Exercise aim – Pull out the lines running from the one with "Convert this chart to Plotly code." to the one with "import plotly.graph_objects as go", inclusive, word for word. Drop any picture.

Begin Records provided

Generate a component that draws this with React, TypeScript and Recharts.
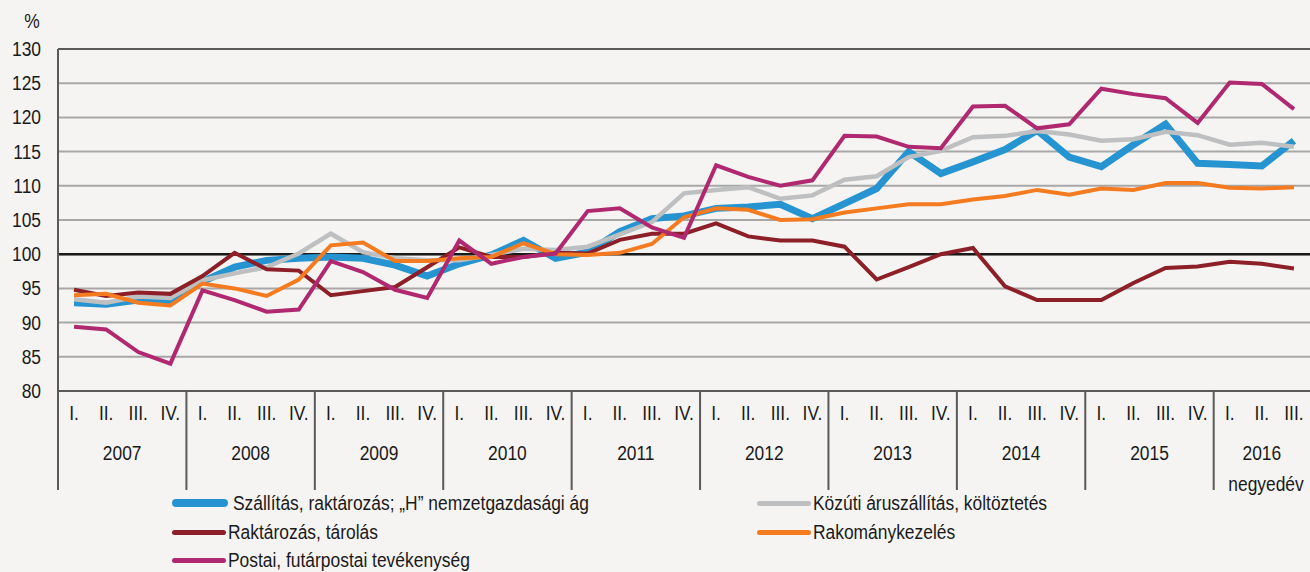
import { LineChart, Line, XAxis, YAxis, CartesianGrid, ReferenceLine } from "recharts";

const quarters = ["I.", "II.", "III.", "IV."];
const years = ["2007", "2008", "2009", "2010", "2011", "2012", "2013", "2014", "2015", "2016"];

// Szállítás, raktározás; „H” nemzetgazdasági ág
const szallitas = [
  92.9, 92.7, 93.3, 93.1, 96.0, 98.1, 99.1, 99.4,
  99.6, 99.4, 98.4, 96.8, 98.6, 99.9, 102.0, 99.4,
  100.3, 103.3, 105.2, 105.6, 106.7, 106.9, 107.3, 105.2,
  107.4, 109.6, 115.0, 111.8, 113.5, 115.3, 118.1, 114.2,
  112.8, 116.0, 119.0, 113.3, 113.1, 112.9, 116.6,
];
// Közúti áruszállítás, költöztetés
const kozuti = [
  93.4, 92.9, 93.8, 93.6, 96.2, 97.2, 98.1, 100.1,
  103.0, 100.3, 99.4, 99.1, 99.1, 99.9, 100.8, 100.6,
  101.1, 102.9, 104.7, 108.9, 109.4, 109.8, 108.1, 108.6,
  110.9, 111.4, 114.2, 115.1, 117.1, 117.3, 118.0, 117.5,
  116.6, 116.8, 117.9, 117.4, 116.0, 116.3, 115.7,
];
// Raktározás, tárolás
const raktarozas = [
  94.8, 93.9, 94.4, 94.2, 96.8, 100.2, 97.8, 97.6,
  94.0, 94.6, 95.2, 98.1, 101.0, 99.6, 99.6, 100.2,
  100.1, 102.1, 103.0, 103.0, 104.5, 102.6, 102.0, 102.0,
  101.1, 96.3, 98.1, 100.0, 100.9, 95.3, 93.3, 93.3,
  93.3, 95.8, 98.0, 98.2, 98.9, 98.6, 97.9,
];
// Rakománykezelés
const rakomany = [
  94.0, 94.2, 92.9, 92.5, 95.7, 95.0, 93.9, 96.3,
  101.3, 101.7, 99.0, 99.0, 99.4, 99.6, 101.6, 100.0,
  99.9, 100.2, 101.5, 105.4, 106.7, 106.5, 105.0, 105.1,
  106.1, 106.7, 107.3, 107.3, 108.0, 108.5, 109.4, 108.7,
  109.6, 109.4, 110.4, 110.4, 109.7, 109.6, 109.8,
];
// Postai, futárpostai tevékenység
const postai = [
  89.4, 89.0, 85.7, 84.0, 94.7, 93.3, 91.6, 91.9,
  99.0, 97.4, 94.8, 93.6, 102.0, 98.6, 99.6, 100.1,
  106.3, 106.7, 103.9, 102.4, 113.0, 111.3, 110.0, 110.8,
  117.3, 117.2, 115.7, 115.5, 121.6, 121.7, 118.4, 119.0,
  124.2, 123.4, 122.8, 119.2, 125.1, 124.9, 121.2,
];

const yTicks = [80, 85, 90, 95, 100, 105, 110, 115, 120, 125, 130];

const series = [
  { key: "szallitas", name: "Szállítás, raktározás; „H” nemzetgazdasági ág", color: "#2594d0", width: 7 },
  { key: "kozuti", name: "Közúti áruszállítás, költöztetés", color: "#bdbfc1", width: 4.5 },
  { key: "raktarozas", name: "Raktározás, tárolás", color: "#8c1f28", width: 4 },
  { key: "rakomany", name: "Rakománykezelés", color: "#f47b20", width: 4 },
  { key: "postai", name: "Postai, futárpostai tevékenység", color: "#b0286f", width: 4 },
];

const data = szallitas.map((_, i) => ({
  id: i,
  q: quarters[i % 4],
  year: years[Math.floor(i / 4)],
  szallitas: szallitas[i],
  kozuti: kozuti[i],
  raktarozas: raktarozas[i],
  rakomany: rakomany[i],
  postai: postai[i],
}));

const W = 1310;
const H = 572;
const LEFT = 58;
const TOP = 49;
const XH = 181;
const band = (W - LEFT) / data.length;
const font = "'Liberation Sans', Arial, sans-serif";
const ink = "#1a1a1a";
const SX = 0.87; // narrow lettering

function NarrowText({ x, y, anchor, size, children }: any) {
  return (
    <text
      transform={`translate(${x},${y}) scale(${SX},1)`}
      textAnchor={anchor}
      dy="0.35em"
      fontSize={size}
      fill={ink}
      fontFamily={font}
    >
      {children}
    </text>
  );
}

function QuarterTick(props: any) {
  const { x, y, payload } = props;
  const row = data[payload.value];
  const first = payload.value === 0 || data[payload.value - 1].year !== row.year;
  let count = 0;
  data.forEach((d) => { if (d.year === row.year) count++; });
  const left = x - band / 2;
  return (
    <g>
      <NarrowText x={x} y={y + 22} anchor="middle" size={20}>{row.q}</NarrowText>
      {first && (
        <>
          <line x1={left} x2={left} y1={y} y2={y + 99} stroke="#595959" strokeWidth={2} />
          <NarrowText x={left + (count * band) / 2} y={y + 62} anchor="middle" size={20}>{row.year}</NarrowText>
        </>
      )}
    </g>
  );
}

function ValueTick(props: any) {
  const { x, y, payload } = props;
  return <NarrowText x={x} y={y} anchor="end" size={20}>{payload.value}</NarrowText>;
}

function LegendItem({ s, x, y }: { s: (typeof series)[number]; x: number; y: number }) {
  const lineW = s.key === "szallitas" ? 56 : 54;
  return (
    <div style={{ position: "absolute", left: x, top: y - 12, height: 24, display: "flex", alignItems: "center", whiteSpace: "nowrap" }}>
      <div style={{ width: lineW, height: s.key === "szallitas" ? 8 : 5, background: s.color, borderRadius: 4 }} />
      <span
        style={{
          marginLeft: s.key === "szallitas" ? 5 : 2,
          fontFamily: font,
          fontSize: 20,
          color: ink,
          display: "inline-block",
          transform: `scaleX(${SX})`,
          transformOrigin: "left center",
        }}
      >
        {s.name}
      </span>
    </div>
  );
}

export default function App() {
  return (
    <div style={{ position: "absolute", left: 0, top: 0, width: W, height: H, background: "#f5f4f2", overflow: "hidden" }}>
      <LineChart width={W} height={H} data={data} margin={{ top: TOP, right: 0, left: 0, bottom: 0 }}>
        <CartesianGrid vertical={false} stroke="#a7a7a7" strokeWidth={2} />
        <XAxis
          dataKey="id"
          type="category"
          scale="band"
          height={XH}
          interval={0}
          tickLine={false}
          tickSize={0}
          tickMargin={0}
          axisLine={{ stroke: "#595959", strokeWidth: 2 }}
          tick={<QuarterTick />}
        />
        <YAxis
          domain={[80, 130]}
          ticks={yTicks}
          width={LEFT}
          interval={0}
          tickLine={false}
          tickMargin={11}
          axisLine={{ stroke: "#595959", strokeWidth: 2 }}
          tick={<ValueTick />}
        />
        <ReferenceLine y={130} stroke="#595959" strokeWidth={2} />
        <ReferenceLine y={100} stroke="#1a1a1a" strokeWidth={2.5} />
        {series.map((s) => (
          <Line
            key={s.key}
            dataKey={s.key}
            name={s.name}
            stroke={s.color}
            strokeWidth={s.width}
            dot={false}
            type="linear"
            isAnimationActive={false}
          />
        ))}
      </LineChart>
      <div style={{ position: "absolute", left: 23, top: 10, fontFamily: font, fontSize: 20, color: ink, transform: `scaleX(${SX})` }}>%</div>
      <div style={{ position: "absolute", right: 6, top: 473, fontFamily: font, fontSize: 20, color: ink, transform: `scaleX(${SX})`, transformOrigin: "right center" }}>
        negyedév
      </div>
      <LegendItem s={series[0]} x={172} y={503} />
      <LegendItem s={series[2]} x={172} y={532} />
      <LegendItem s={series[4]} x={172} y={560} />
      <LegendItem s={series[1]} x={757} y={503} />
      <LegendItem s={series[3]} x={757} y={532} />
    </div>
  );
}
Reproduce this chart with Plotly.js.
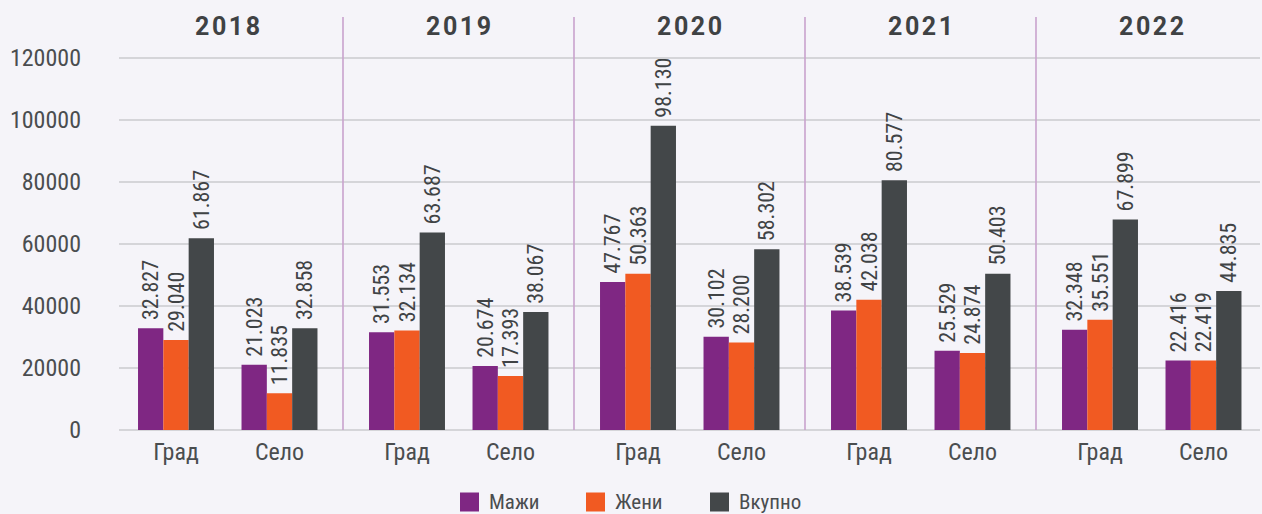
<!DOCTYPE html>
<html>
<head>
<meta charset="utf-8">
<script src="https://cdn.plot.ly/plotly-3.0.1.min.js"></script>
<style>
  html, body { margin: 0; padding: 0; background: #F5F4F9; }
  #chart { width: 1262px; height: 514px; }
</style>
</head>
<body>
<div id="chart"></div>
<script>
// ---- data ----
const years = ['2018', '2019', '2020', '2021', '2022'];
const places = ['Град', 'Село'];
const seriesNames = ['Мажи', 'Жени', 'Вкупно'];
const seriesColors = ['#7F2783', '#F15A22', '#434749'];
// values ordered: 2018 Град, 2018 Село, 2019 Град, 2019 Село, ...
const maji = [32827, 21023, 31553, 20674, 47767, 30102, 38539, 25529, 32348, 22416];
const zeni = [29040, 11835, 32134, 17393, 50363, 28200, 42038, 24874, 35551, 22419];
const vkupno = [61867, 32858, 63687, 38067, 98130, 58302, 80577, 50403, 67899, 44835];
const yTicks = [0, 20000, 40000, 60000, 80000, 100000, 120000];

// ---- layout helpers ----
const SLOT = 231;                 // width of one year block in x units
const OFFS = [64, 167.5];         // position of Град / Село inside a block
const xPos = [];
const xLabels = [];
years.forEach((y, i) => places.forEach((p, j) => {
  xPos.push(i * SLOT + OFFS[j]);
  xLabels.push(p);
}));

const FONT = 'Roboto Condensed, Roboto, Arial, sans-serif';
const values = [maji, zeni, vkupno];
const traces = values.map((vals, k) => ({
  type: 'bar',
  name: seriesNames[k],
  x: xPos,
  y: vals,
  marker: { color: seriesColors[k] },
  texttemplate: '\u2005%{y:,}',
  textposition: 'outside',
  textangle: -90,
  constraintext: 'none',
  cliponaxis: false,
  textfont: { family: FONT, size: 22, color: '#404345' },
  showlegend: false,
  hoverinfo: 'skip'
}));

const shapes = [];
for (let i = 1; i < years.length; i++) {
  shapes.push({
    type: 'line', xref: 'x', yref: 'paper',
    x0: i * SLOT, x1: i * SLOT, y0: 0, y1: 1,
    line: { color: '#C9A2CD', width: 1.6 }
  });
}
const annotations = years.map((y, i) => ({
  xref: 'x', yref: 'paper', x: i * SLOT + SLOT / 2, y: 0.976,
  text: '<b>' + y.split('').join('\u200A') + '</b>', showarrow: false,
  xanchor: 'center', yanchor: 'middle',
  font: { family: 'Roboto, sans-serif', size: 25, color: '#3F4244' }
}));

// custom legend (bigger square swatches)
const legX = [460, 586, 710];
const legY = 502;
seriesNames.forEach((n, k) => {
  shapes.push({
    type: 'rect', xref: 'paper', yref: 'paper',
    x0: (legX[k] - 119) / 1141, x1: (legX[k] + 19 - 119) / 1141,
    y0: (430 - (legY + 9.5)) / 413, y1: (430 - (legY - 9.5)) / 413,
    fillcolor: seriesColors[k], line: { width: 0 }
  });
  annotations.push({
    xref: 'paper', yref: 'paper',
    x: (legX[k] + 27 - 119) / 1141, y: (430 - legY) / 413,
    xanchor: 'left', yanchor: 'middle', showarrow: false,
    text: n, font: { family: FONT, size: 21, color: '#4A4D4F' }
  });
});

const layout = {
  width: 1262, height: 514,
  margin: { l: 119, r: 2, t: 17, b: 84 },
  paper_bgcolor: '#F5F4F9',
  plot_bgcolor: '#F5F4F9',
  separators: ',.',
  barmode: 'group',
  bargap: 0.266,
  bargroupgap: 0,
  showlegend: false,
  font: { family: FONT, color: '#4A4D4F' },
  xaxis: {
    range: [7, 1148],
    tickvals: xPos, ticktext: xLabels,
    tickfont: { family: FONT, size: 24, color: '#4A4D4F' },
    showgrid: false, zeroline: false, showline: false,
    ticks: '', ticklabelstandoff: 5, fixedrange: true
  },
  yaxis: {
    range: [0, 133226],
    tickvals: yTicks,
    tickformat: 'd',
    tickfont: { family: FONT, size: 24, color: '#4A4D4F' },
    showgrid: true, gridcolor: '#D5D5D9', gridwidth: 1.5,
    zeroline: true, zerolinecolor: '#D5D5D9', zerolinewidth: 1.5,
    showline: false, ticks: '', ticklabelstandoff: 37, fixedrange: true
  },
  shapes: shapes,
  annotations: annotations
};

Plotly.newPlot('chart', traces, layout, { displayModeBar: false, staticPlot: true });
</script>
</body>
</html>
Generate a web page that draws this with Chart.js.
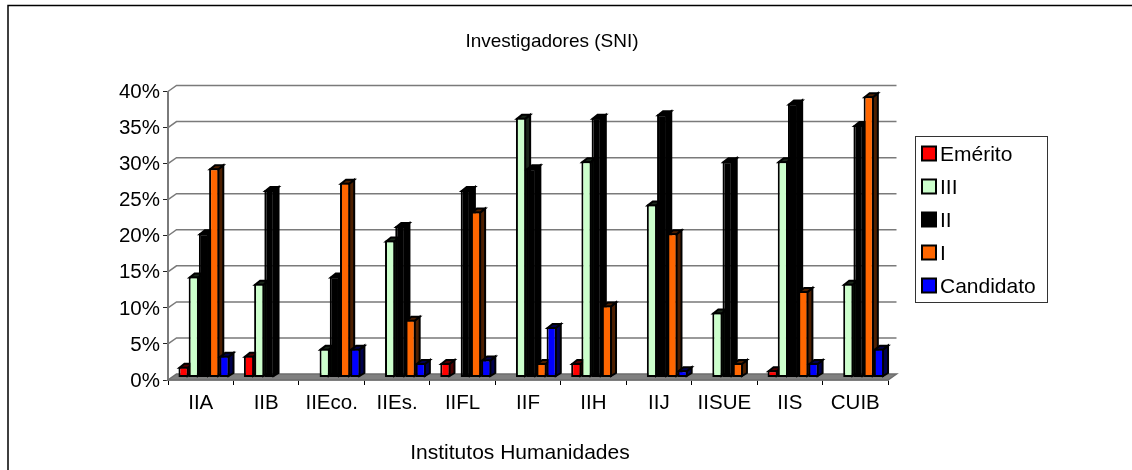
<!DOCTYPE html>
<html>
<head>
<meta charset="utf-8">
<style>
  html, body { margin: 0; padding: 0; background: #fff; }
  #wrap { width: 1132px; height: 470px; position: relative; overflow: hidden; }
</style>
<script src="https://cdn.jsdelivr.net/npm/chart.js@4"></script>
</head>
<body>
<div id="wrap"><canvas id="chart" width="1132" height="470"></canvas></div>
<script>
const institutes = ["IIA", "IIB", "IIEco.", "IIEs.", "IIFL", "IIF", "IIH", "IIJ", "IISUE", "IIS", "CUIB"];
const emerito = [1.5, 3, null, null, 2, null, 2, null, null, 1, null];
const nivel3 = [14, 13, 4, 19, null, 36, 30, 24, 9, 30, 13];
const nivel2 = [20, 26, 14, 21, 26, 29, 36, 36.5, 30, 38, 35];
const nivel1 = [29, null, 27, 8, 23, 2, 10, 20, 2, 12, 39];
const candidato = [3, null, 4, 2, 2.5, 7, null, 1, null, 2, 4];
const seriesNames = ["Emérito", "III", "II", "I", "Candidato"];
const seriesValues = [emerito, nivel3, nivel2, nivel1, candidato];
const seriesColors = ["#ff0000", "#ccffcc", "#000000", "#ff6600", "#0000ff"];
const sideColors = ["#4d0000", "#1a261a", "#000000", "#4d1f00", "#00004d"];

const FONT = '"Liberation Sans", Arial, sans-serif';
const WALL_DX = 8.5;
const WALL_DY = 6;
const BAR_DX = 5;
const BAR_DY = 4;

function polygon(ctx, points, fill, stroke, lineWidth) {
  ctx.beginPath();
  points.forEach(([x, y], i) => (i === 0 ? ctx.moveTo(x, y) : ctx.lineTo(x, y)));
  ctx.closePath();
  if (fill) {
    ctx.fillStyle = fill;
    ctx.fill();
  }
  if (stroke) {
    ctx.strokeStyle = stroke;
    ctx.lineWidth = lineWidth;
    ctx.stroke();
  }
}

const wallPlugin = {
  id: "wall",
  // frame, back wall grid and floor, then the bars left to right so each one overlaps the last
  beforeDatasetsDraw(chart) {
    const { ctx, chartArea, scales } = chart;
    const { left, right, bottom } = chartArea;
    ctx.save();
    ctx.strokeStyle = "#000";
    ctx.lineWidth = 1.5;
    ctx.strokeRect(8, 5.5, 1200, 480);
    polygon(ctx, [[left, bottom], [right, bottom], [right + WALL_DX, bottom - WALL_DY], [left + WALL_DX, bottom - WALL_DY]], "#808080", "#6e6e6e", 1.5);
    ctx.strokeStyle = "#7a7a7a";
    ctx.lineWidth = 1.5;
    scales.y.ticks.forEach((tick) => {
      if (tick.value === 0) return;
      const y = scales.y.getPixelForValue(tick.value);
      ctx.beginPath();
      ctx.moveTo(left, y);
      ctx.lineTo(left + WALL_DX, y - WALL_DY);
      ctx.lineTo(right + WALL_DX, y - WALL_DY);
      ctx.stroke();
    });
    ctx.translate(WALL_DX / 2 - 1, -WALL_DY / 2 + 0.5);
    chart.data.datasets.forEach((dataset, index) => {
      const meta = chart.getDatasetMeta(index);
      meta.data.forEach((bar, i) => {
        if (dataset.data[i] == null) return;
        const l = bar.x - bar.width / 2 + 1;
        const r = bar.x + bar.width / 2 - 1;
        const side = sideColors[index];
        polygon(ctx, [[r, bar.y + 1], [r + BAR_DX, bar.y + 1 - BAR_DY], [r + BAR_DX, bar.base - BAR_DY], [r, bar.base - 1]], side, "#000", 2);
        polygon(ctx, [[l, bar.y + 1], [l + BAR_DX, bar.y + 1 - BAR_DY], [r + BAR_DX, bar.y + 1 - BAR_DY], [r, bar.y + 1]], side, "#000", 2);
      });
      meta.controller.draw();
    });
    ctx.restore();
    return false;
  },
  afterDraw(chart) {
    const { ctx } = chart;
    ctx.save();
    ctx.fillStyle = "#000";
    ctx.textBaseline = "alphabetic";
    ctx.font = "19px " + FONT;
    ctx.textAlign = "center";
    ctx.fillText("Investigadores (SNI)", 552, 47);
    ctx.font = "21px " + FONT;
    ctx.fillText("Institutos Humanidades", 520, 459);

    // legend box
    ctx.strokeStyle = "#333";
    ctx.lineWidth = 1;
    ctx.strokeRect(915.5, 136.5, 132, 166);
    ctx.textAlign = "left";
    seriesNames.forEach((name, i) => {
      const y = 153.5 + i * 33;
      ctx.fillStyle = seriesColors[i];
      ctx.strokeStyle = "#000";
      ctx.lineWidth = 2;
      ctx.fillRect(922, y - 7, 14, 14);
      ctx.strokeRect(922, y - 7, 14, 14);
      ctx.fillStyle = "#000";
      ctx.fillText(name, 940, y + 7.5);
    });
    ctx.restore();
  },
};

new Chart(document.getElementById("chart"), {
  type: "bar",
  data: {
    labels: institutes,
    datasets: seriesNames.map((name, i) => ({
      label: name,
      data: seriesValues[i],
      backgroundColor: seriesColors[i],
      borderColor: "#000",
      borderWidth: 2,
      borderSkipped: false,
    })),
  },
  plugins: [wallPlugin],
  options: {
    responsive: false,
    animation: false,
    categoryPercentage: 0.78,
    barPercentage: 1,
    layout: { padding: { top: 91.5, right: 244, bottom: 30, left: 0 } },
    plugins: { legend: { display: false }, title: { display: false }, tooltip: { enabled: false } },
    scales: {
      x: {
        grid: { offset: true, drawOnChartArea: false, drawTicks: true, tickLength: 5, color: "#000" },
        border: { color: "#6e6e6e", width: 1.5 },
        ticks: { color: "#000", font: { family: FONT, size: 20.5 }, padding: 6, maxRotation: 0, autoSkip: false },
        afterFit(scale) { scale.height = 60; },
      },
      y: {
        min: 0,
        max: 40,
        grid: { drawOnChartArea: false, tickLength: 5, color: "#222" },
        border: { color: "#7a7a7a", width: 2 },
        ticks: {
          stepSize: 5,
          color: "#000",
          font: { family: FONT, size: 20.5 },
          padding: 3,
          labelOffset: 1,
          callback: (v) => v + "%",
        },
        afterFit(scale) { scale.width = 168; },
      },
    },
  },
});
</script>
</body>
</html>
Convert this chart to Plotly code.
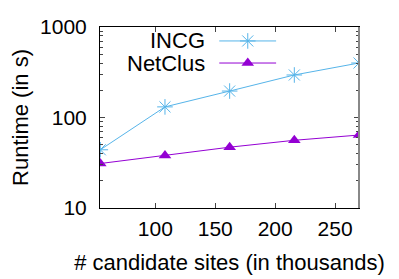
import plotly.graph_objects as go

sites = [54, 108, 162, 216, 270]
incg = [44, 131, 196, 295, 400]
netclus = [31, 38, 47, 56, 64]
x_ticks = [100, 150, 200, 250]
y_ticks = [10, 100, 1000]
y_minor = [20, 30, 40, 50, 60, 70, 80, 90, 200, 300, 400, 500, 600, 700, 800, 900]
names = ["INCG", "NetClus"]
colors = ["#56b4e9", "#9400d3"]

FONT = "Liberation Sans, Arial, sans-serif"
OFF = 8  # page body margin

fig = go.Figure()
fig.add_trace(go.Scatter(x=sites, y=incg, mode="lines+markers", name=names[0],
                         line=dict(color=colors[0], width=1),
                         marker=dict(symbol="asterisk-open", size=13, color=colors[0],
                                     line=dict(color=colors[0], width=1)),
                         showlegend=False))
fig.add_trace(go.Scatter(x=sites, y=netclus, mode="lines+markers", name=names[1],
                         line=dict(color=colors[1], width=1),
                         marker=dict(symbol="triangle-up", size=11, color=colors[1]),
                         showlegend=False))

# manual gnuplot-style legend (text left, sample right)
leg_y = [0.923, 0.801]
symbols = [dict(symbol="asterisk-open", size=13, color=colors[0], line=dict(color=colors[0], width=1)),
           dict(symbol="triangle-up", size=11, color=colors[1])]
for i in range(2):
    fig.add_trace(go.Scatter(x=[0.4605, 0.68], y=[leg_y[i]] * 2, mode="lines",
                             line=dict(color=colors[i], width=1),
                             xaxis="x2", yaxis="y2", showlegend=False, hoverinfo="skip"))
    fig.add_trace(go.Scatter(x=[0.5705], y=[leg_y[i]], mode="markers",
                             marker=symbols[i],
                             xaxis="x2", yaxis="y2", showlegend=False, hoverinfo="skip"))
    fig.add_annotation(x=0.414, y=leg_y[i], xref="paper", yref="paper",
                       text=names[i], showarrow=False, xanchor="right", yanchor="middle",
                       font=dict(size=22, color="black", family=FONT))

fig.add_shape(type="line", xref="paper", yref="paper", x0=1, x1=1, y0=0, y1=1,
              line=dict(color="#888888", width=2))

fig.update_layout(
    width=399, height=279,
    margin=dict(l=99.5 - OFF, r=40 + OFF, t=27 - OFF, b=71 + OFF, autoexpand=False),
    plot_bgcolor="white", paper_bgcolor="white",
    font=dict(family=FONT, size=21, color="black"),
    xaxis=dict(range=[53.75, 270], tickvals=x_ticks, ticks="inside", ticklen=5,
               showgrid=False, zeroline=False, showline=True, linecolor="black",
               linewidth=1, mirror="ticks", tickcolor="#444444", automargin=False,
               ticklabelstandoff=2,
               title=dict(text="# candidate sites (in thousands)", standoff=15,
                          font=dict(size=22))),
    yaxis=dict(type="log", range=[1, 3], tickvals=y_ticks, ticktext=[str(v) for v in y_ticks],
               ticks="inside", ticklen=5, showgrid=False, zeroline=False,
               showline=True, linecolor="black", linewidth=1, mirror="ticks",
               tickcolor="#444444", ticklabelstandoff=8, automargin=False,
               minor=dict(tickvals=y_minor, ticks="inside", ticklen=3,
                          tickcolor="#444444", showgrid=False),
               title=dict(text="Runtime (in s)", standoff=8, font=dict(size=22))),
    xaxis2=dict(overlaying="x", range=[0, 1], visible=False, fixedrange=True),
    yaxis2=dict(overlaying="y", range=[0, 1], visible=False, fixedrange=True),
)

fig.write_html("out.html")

End Records provided

Task output –
Convert this chart to Plotly code.
import plotly.graph_objects as go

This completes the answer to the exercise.